两种技艺皆非无源之水,其发展轨迹深深铭刻在中华茶史的肌理里,唐代陆羽在《茶经》中已记载了蒸青散茶的制法,蒸青之后以烘代晒,可视为烘青的雏形,及至明代,炒青工艺则迎来一场革命,随着制茶技术的精进,尤其铁锅的普及应用,炒青法应运而生并迅速风行,这不仅是技术的跃升,更契合了明代文人审美对茶叶“色绿、香郁、味甘、形美”的极致追求,炒青工艺以其效率与塑造鲜明风味的能力,逐渐成为主流,而烘青则偏居一隅,成为特定名优绿茶如黄山毛峰、太平猴魁等的独特印记。

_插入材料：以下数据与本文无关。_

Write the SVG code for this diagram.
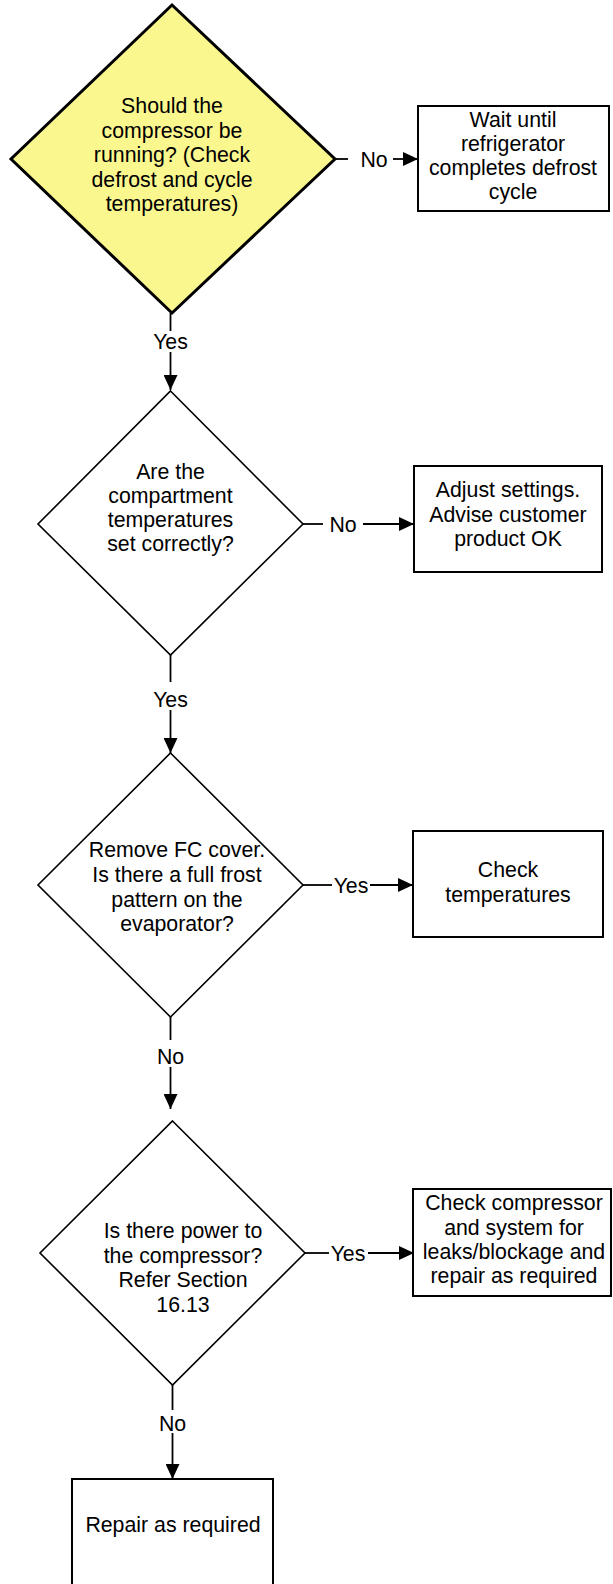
<svg xmlns="http://www.w3.org/2000/svg" width="613" height="1584" viewBox="0 0 613 1584">
<style>
text{font-family:"Liberation Sans",Arial,sans-serif;font-size:21.3px;fill:#000;text-anchor:middle}
.dec{fill:#fff;stroke:#000;stroke-width:1.6}
.dec1{fill:#FBF78F;stroke:#000;stroke-width:3}
.box{fill:#fff;stroke:#000;stroke-width:2}
.ln{stroke:#000;stroke-width:1.8;fill:none}
</style>
<defs>
<marker id="arr" viewBox="0 0 15 14" refX="15" refY="7" markerWidth="15" markerHeight="14" markerUnits="userSpaceOnUse" orient="auto">
<path d="M0,0 L15,7 L0,14 Z" fill="#000"/>
</marker>
</defs>
<rect width="613" height="1584" fill="#fff"/>
<g id="connectors">
<line class="ln" x1="335" y1="159" x2="348" y2="159"/>
<line class="ln" x1="393" y1="159" x2="418" y2="159" marker-end="url(#arr)"/>
<text x="374" y="166.5">No</text>
<line class="ln" x1="170.5" y1="313" x2="170.5" y2="331"/>
<line class="ln" x1="170.5" y1="352" x2="170.5" y2="390" marker-end="url(#arr)"/>
<text x="170.5" y="349">Yes</text>
<line class="ln" x1="303" y1="524" x2="323" y2="524"/>
<line class="ln" x1="363" y1="524" x2="414" y2="524" marker-end="url(#arr)"/>
<text x="343" y="531.5">No</text>
<line class="ln" x1="170.5" y1="655" x2="170.5" y2="682"/>
<line class="ln" x1="170.5" y1="710" x2="170.5" y2="753" marker-end="url(#arr)"/>
<text x="170.5" y="706.5">Yes</text>
<line class="ln" x1="303" y1="885" x2="332" y2="885"/>
<line class="ln" x1="370" y1="885" x2="413" y2="885" marker-end="url(#arr)"/>
<text x="351" y="892.5">Yes</text>
<line class="ln" x1="170.5" y1="1017" x2="170.5" y2="1040"/>
<line class="ln" x1="170.5" y1="1067" x2="170.5" y2="1109" marker-end="url(#arr)"/>
<text x="170.5" y="1063.5">No</text>
<line class="ln" x1="305" y1="1253" x2="329" y2="1253"/>
<line class="ln" x1="368" y1="1253" x2="414" y2="1253" marker-end="url(#arr)"/>
<text x="348" y="1260.5">Yes</text>
<line class="ln" x1="172.5" y1="1385" x2="172.5" y2="1410"/>
<line class="ln" x1="172.5" y1="1433" x2="172.5" y2="1479" marker-end="url(#arr)"/>
<text x="172.5" y="1430.5">No</text>
</g>
<g id="d1">
<polygon class="dec1" points="172,5 335,159 172,313 11,159"/>
<text x="172" y="113">Should the</text>
<text x="172" y="137.5">compressor be</text>
<text x="172" y="162">running? (Check</text>
<text x="172" y="186.5">defrost and cycle</text>
<text x="172" y="211">temperatures)</text>
</g>
<g id="b1">
<rect class="box" x="418" y="106" width="191" height="105"/>
<text x="513" y="127">Wait until</text>
<text x="513" y="151">refrigerator</text>
<text x="513" y="175">completes defrost</text>
<text x="513" y="199">cycle</text>
</g>
<g id="d2">
<polygon class="dec" points="170.5,391 303,524 170.5,655 38,524"/>
<text x="170.5" y="479">Are the</text>
<text x="170.5" y="503">compartment</text>
<text x="170.5" y="527">temperatures</text>
<text x="170.5" y="551">set correctly?</text>
</g>
<g id="b2">
<rect class="box" x="414" y="466" width="188" height="106"/>
<text x="508" y="497">Adjust settings.</text>
<text x="508" y="521.5">Advise customer</text>
<text x="508" y="546">product OK</text>
</g>
<g id="d3">
<polygon class="dec" points="170.5,753 303,885 170.5,1017 38,885"/>
<text x="177" y="857">Remove FC cover.</text>
<text x="177" y="882">Is there a full frost</text>
<text x="177" y="907">pattern on the</text>
<text x="177" y="931">evaporator?</text>
</g>
<g id="b3">
<rect class="box" x="413" y="831" width="190" height="106"/>
<text x="508" y="877">Check</text>
<text x="508" y="902">temperatures</text>
</g>
<g id="d4">
<polygon class="dec" points="172.5,1121 305,1253 172.5,1385 40,1253"/>
<text x="183" y="1238">Is there power to</text>
<text x="183" y="1263">the compressor?</text>
<text x="183" y="1287">Refer Section</text>
<text x="183" y="1312">16.13</text>
</g>
<g id="b4">
<rect class="box" x="413" y="1189" width="198" height="107"/>
<text x="514" y="1210">Check compressor</text>
<text x="514" y="1235">and system for</text>
<text x="514" y="1259">leaks/blockage and</text>
<text x="514" y="1283">repair as required</text>
</g>
<g id="b5">
<rect class="box" x="72" y="1479" width="201" height="130"/>
<text x="173" y="1532">Repair as required</text>
</g>
</svg>
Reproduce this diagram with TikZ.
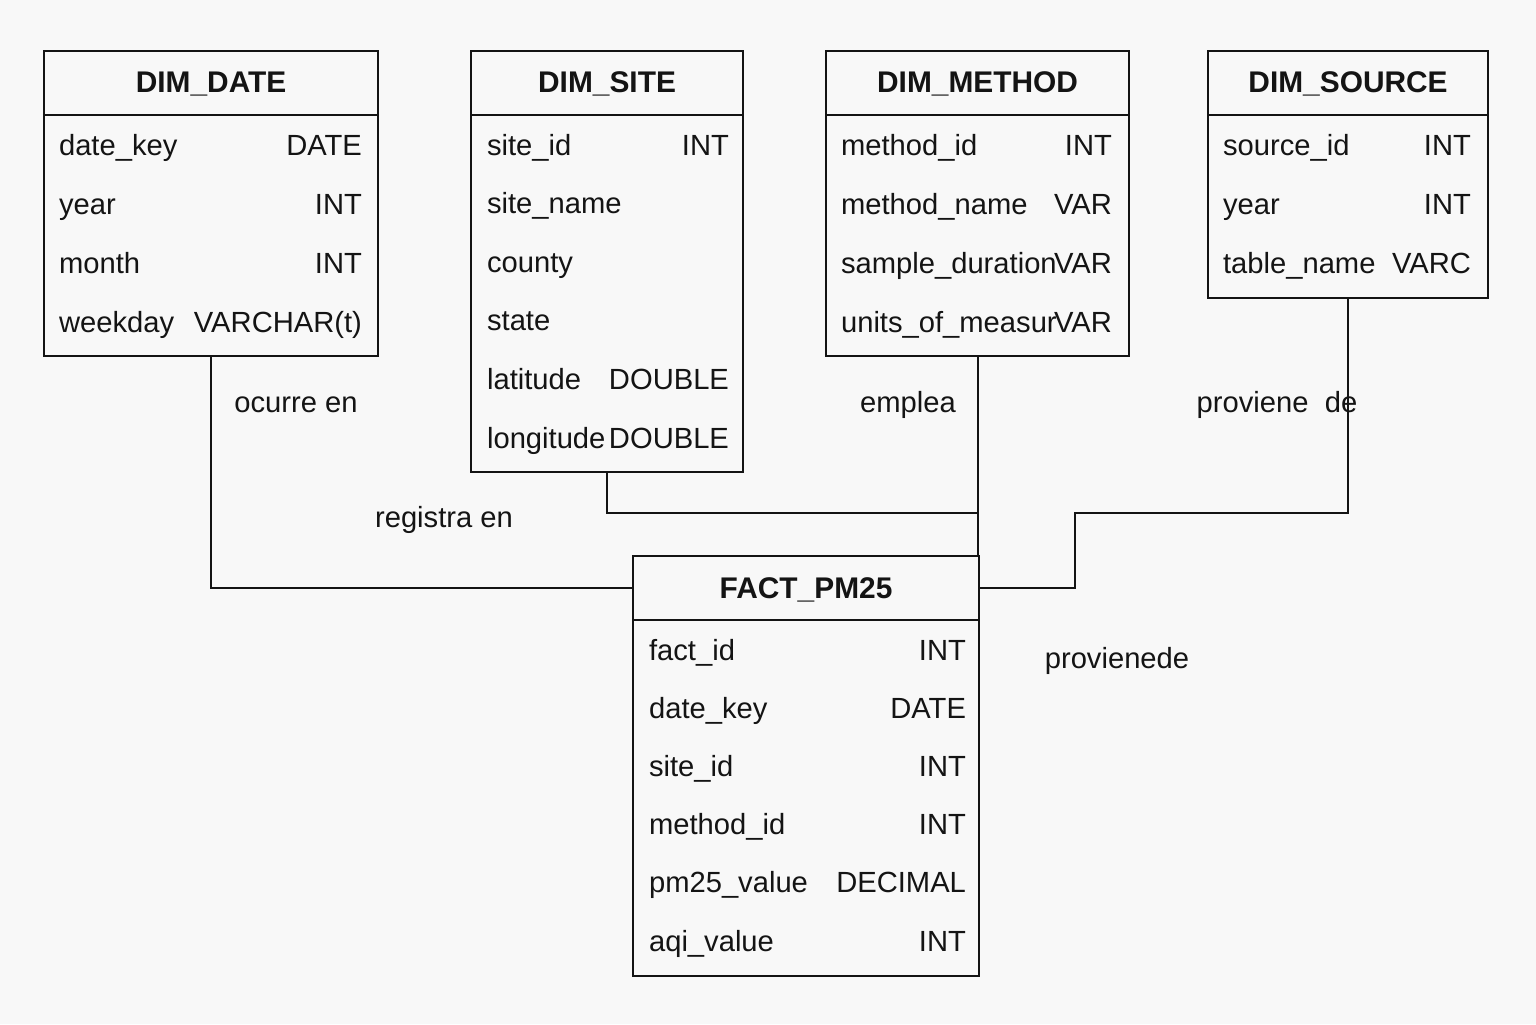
\documentclass[tikz,border=0pt]{standalone}
\usepackage{fontspec}
\setmainfont{Liberation Sans}
\usetikzlibrary{positioning}
\definecolor{bgcol}{RGB}{248,248,248}
\definecolor{inkcol}{RGB}{20,20,20}
\tikzset{%
	tablebox/.style = {draw, rectangle, anchor=north west, inner sep=0pt},
	tabtitle/.style = {rectangle, anchor=north west, inner sep=0pt, minimum height=0.63cm, text depth=0pt, font=\fontsize{8.5}{10}\selectfont\bfseries},
	field/.style    = {anchor=base west, inner sep=0pt, font=\fontsize{8.3}{10}\selectfont},
	ftype/.style    = {anchor=base east, inner sep=0pt, font=\fontsize{8.3}{10}\selectfont},
	rel/.style      = {anchor=base, inner sep=0pt, font=\fontsize{8.3}{10}\selectfont},
}

\begin{document}
\begin{tikzpicture}[line width=0.6pt, draw=inkcol, text=inkcol]
		\fill[bgcol] (0,0) rectangle (15.36,-10.24);
		\useasboundingbox (0,0) rectangle (15.36,-10.24);
		
		% DIM_DATE
		\node[tablebox, minimum width=3.34cm, minimum height=3.05cm] (date) at (0.43,-0.50) {};
		\node[tabtitle, minimum width=3.34cm] (datetitle) at (date.north west) {DIM\_DATE};
		\draw (datetitle.south west) -- (datetitle.south east);
		\foreach \name/\type [count=\i] in {date\_key/DATE, year/INT, month/INT, weekday/VARCHAR(t)} {
			\node[field] (date-n\i) at (0.58,{-0.96-0.59*\i}) {\name};
			\node[ftype] (date-t\i) at (3.63,{-0.96-0.59*\i}) {\type};
		}
		
		% DIM_SITE
		\node[tablebox, minimum width=2.72cm, minimum height=4.21cm] (site) at (4.70,-0.50) {};
		\node[tabtitle, minimum width=2.72cm] (sitetitle) at (site.north west) {DIM\_SITE};
		\draw (sitetitle.south west) -- (sitetitle.south east);
		\foreach \name/\type [count=\i] in {site\_id/INT, site\_name/, county/, state/, latitude/DOUBLE, longitude/DOUBLE} {
			\node[field] (site-n\i) at (4.86,{-0.964-0.586*\i}) {\name};
			\node[ftype] (site-t\i) at (7.30,{-0.964-0.586*\i}) {\type};
		}
		
		% DIM_METHOD
		\node[tablebox, minimum width=3.03cm, minimum height=3.05cm] (method) at (8.25,-0.50) {};
		\node[tabtitle, minimum width=3.03cm] (methodtitle) at (method.north west) {DIM\_METHOD};
		\draw (methodtitle.south west) -- (methodtitle.south east);
		\foreach \name/\type [count=\i] in {method\_id/INT, method\_name/VAR, sample\_duration/VAR, units\_of\_measur/VAR} {
			\node[field] (method-n\i) at (8.40,{-0.96-0.59*\i}) {\name};
			\node[ftype] (method-t\i) at (11.13,{-0.96-0.59*\i}) {\type};
		}
		
		% DIM_SOURCE
		\node[tablebox, minimum width=2.80cm, minimum height=2.47cm] (source) at (12.07,-0.50) {};
		\node[tabtitle, minimum width=2.80cm] (sourcetitle) at (source.north west) {DIM\_SOURCE};
		\draw (sourcetitle.south west) -- (sourcetitle.south east);
		\foreach \name/\type [count=\i] in {source\_id/INT, year/INT, table\_name/VARC} {
			\node[field] (source-n\i) at (12.22,{-0.96-0.59*\i}) {\name};
			\node[ftype] (source-t\i) at (14.72,{-0.96-0.59*\i}) {\type};
		}
		
		% FACT_PM25
		\node[tablebox, minimum width=3.46cm, minimum height=4.20cm] (fact) at (6.32,-5.55) {};
		\node[tabtitle, minimum width=3.46cm] (facttitle) at (fact.north west) {FACT\_PM25};
		\draw (facttitle.south west) -- (facttitle.south east);
		\foreach \name/\type [count=\i] in {fact\_id/INT, date\_key/DATE, site\_id/INT, method\_id/INT, pm25\_value/DECIMAL, aqi\_value/INT} {
			\node[field] (fact-n\i) at (6.48,{-6.018-0.582*\i}) {\name};
			\node[ftype] (fact-t\i) at (9.67,{-6.018-0.582*\i}) {\type};
		}
		
		% relationships
		\coordinate (sitejoin) at (method.south |- 0,-5.13);
		\coordinate (srcbend) at (10.75,-5.13);
		\draw (date.south) |- (facttitle.west);
		\draw (site.south) |- (sitejoin);
		\draw (method.south) -- (method.south |- fact.north);
		\draw (source.south) |- (srcbend) |- (facttitle.east);
		
		\node[rel] (occurs) at (2.96,-4.12) {ocurre en};
		\node[rel] (records) at (4.44,-5.27) {registra en};
		\node[rel] (uses) at (9.08,-4.12) {emplea};
		\node[rel] (comes) at (12.77,-4.12) {proviene\ \ de};
		\node[rel] (comes2) at (11.17,-6.68) {provienede};
	\end{tikzpicture}
\end{document}
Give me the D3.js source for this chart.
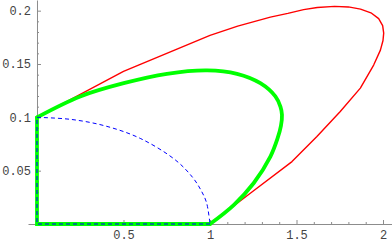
<!DOCTYPE html>
<html>
<head>
<meta charset="utf-8">
<script src="https://cdn.jsdelivr.net/npm/d3@7"></script>
<style>
  body { margin: 0; background: #fff; }
  svg { display: block; }
  .axis text { font-family: "Liberation Mono", "DejaVu Sans Mono", monospace; font-size: 12px; fill: #444; }
  .axis path, .axis line { stroke: #8c8c8c; }
</style>
</head>
<body>
<svg id="chart" width="392" height="242"></svg>
<script>
// ticks
const xMajor = [0.5, 1, 1.5, 2];
const yMajor = [0.05, 0.1, 0.15, 0.2];
const xMinor = [0.1, 0.2, 0.3, 0.4, 0.6, 0.7, 0.8, 0.9, 1.1, 1.2, 1.3, 1.4, 1.6, 1.7, 1.8, 1.9];
const yMinor = [0.01, 0.02, 0.03, 0.04, 0.06, 0.07, 0.08, 0.09, 0.11, 0.12, 0.13, 0.14, 0.16, 0.17, 0.18, 0.19];

// red curve
const redX = [1.0, 1.233, 1.474, 1.618, 1.753, 1.869, 1.946, 1.985, 2.0, 2.004, 1.998, 1.975, 1.93, 1.87, 1.8, 1.72, 1.62, 1.541, 1.45, 1.349, 1.16, 1.0, 0.5, 0];
const redY = [0, 0.0288, 0.0585, 0.082, 0.1055, 0.1274, 0.149, 0.163, 0.172, 0.179, 0.186, 0.1925, 0.198, 0.2015, 0.2035, 0.204, 0.203, 0.201, 0.1975, 0.194, 0.1855, 0.1768, 0.143, 0.1];

// green curve
const greenX = [0, 0.25, 0.501, 0.751, 0.983, 1.156, 1.291, 1.378, 1.407, 1.416, 1.41, 1.39, 1.349, 1.252, 1.137, 1.0];
const greenY = [0.1, 0.1196, 0.132, 0.1408, 0.144, 0.1408, 0.132, 0.1196, 0.11, 0.1023, 0.092, 0.08, 0.0632, 0.0382, 0.0178, 0];
const greenLegX = [1, 0, 0];
const greenLegY = [0, 0, 0.1];

// blue dashed curve
const blueX = [0, 0.2, 0.4, 0.6, 0.8, 0.9, 0.95, 0.98, 1.0];
const blueY = [0.1, 0.098, 0.0917, 0.08, 0.06, 0.0436, 0.031, 0.02, 0];
const blueLegX = [1, 0, 0];
const blueLegY = [0, 0, 0.1];

const svg = d3.select("#chart");

const x = d3.scaleLinear().domain([-0.052, 2.052]).range([28, 392]);
const y = d3.scaleLinear().domain([0, 0.21]).range([224, 0]);

// axes
svg.append("g").attr("class", "axis")
    .attr("transform", "translate(0," + y(0) + ")")
    .call(d3.axisBottom(x).tickValues(xMinor).tickSize(-2).tickFormat(""))
    .call(g => g.select(".domain").remove());
svg.append("g").attr("class", "axis")
    .attr("transform", "translate(0," + y(0) + ")")
    .call(d3.axisBottom(x).tickValues(xMajor).tickSize(-4).tickSizeOuter(0).tickPadding(6).tickFormat(d3.format("")))
    .call(g => g.select(".domain").attr("stroke", "#8c8c8c"));

svg.append("g").attr("class", "axis")
    .attr("transform", "translate(" + x(0) + ",0)")
    .call(d3.axisLeft(y).tickValues(yMinor).tickSize(-2).tickFormat(""))
    .call(g => g.select(".domain").remove());
svg.append("g").attr("class", "axis")
    .attr("transform", "translate(" + x(0) + ",0)")
    .call(d3.axisLeft(y).tickValues(yMajor).tickSize(-4).tickSizeOuter(0).tickPadding(6).tickFormat(d3.format("")));

const pts = (xs, ys) => xs.map((v, i) => [v, ys[i]]);
const lin = d3.line().x(d => x(d[0])).y(d => y(d[1]));
const smooth = d3.line().x(d => x(d[0])).y(d => y(d[1])).curve(d3.curveCatmullRom);

// red
svg.append("path")
    .attr("d", lin(pts(redX, redY)))
    .attr("fill", "none")
    .attr("stroke", "#ff0000")
    .attr("stroke-width", 1.4)
    .attr("stroke-linejoin", "round");

// green
svg.append("path")
    .attr("d", smooth(pts(greenX, greenY)))
    .attr("fill", "none")
    .attr("stroke", "#00ff00")
    .attr("stroke-width", 3.8)
    .attr("stroke-linecap", "round");
svg.append("path")
    .attr("d", lin(pts(greenLegX, greenLegY)))
    .attr("fill", "none")
    .attr("stroke", "#00ff00")
    .attr("stroke-width", 3.8)
    .attr("stroke-linecap", "round");

// blue dashed
svg.append("path")
    .attr("d", smooth(pts(blueX, blueY)))
    .attr("fill", "none")
    .attr("stroke", "#0000ff")
    .attr("stroke-width", 1)
    .attr("stroke-dasharray", "4,3");
svg.append("path")
    .attr("d", lin(pts(blueLegX, blueLegY)))
    .attr("fill", "none")
    .attr("stroke", "#0000ff")
    .attr("stroke-width", 1)
    .attr("stroke-dasharray", "4,3");
</script>
</body>
</html>
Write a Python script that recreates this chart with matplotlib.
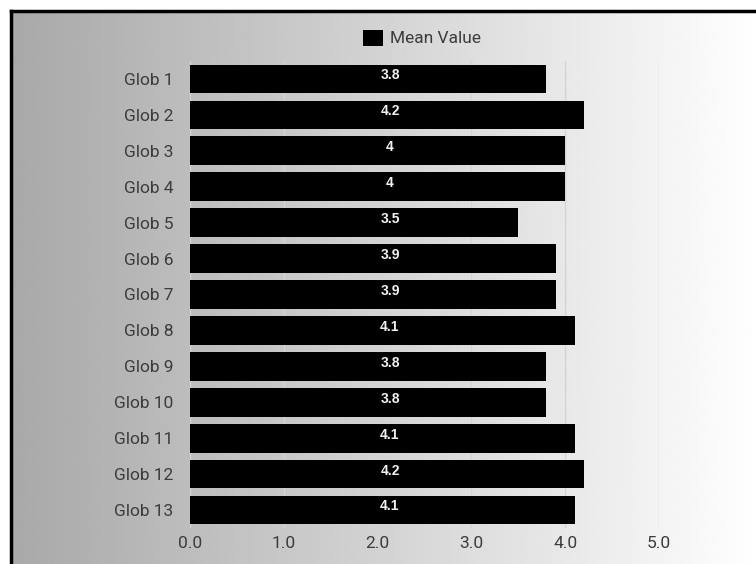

不同工艺的茶品,亦需不同的水与火来唤醒其魂魄,烘青茶如大家闺秀,偏好温柔相待,水温需略低,约在80-85℃之间,如同以文火煨炖;冲泡时水流宜缓注,避免直冲茶叶;出汤时间稍长,使其内含物质从容释放,方得甘醇饱满之汤,炒青茶则似豪迈侠客,更需激扬之水,水温可略高,85-90℃为宜,如同快火爆炒;注水可稍快有力些;因其滋味物质易析出,出汤时间则需精准把控,稍快为宜,避免茶汤过于浓烈苦涩,懂得这些细微差别,便是与茶对话的密码。
烘青茶与炒青茶,看似水火不容,实则同根同源,一片鲜叶,因最终与火相遇方式的不同,便分化为清幽与浓烈两种生命形态,烘青如文火慢炖,是“文”的智慧——温润绵长,含蓄内敛,仿佛儒家倡导的文质彬彬;炒青似武火爆炒,是“质”的彰显——炽烈鲜明,率真外放,如同道家推崇的大巧若拙,它们非对立,而是阴阳互济、文质相宜的生动体现。
烘青茶如一幅水墨山水长卷,徐徐展开,清韵悠长;炒青茶则似一幅写意花鸟小品,墨色淋漓,神采飞扬,当我们细品烘青的淡雅温润,或沉醉于炒青的鲜爽高香,体味到的不仅是大自然的神妙造化,更是先民在火与水之间寻得的平衡之道——这古老智慧至今仍在我们唇齿间流转,于氤氲茶烟里,无声诉说着东方生活的和谐真谛。
饮茶至此,方悟得中国茶艺深蕴的哲学:两般火候,一种灵魂;烘炒双法,终归一脉甘醇。